As great as it would be to have every web user download IPFS and run a node on their computer from the command line, it’s probably not going to happen. For technical users, such an ask is just bad user experience. For non-technical users, such an ask is often impossible.
Luckily, projects like Siderus Orion combined with IPFS-Companion make the process more user friendly. However, for the majority of the public, the hassle of downloading two programs to consume content on IPFS is not worth it. Remember how consuming Flash content was such a hassle? There’s a reason the world moved to HTML5 content.
One solution to this hassle is for applications using IPFS to directly spin up a JS-IPFS node inside their web application. This approach allows developers to hide all of the IPFS technical stuff behind the scenes while allowing the users to interact with the IPFS network without a reliance on public gateways. Carson Farmer, of Textile, wrote a great tutorial on how to include a JS-IPFS node into a web app. The main downside to this approach is that you need to spin up a new node running for each website that uses IPFS, which can lead to performance issues.
As I’ve mentioned in previous articles,
Major browser support will be necessary for IPFS to truly succeed as a web protocol.
Major web browser support will hide IPFS from the end user while still providing the benefits of a p2p web experience in an optimized manner.
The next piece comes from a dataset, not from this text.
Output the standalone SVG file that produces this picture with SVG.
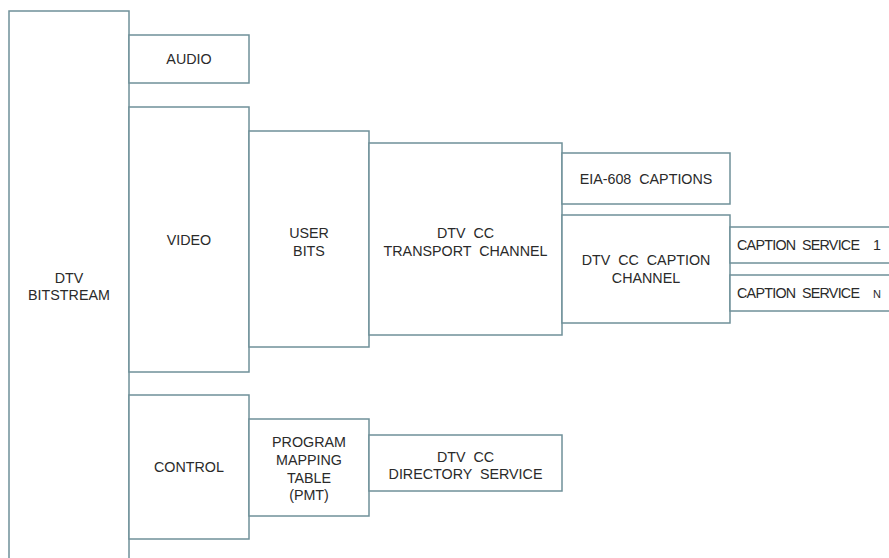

Because IPFS is still a young protocol, major browser support will take time. However, it’s still something that needs to be strived for if we want to utilize IPFS to its full potential.
IPFS gateways are a bridge for the adoption and usability of IPFS. Unfortunately, IPFS gateways also negate some of the main benefits IPFS solves for. Primarily, gateways prevent users from benefiting from the peer to peer nature of IPFS.
The solution is to have more users running their own IPFS nodes. However, this becomes quite challenging when accounting for user experience. But, just because something is challenging doesn’t make it impossible. As the IPFS ecosystem continues to evolve, nodes are getting closer and closer to users and the knowledge gap to utilize IPFS continues to get smaller.